Belo Horizonte tem cerca de 10 mil pessoas em situação de rua. O Estado de Minas Gerais tem tantas outras pessoas em situação de rua. E a gente vê que medidas como as que têm sido empregadas em São Paulo e o projeto de lei aqui, em Belo Horizonte, são medidas absolutamente agressivas, que remetem a um período de totalitarismos e de genocídio, a que a gente assistiu em períodos como o do nazismo. Inclusive isso foi citado pelo desembargador Rafael Bitencourt, na decisão do Tribunal de Justiça de Minas Gerais, e também é uma das medidas que embasou a decisão do STF.

Parabenizamos então o Alexandre de Moraes, o STF, o Psol, a rede MTST pela decisão importante em relação à população em situação de rua. E também estamos com os nossos olhos virados para o Ministério dos Direitos Humanos, com o ministro Silvio Almeida tendo lançado agora, em tempo recorde, um pacote de medidas que já atende a várias das prerrogativas do STF, com o lançamento do programa Inverno Acolhedor. Ele foi lançado em Curitiba, nos últimos dias, e pretende fazer uma série de ações emergenciais para que a população em situação de rua tenha acolhimento, atuação emergencial neste período de frio, para que este frio não signifique a morte das pessoas, como em tantos casos costuma significar.

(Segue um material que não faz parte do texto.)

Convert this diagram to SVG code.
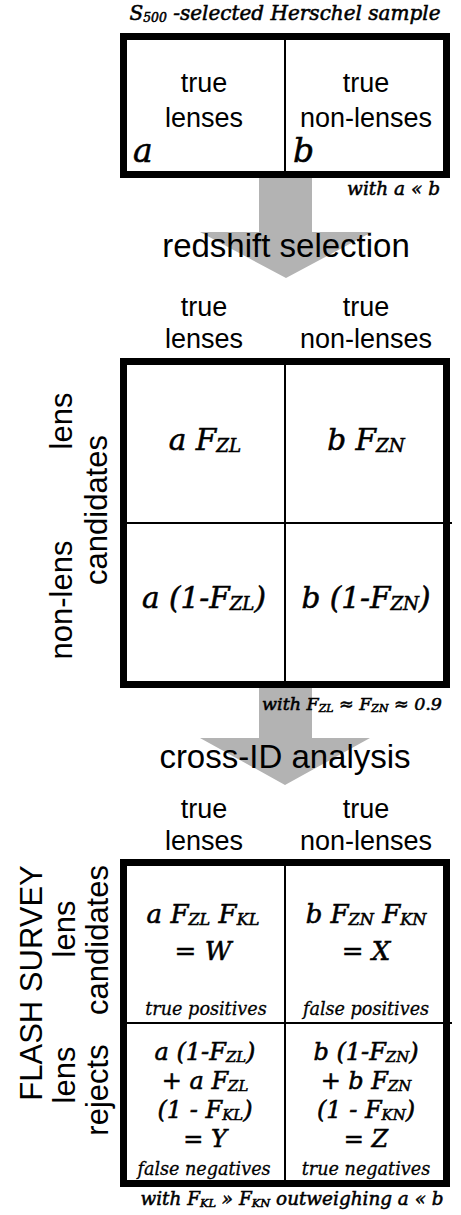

Mas também o ministério tem avançado na construção de vários outros pacotes, experimentando metodologias de Moradia Primeiro, experimentando a ampliação do orçamento para os Centros Pops, para os restaurantes populares, para toda uma estrutura de proteção em direitos humanos. Nós também queremos ver isso avançar no Estado de Minas Gerais. Por isso, na semana passada, nós protocolamos um projeto de lei aqui, na Assembleia, para instituir também uma política estadual intersetorial da população em situação de rua. A gente espera conseguir avançar com acolhimento, atenção, insistência no cuidado, porque só o cuidado pode fazer da nossa sociedade adoecida uma sociedade que, de fato, não permita tamanhas violências como as que têm sofrido as mulheres, como as que tem sofrido o povo negro, como as que tem sofrido o povo indígena, como as que tem sofrido a população em situação de rua.

É isso. Vamos seguir firmes. Grandes desafios para este semestre.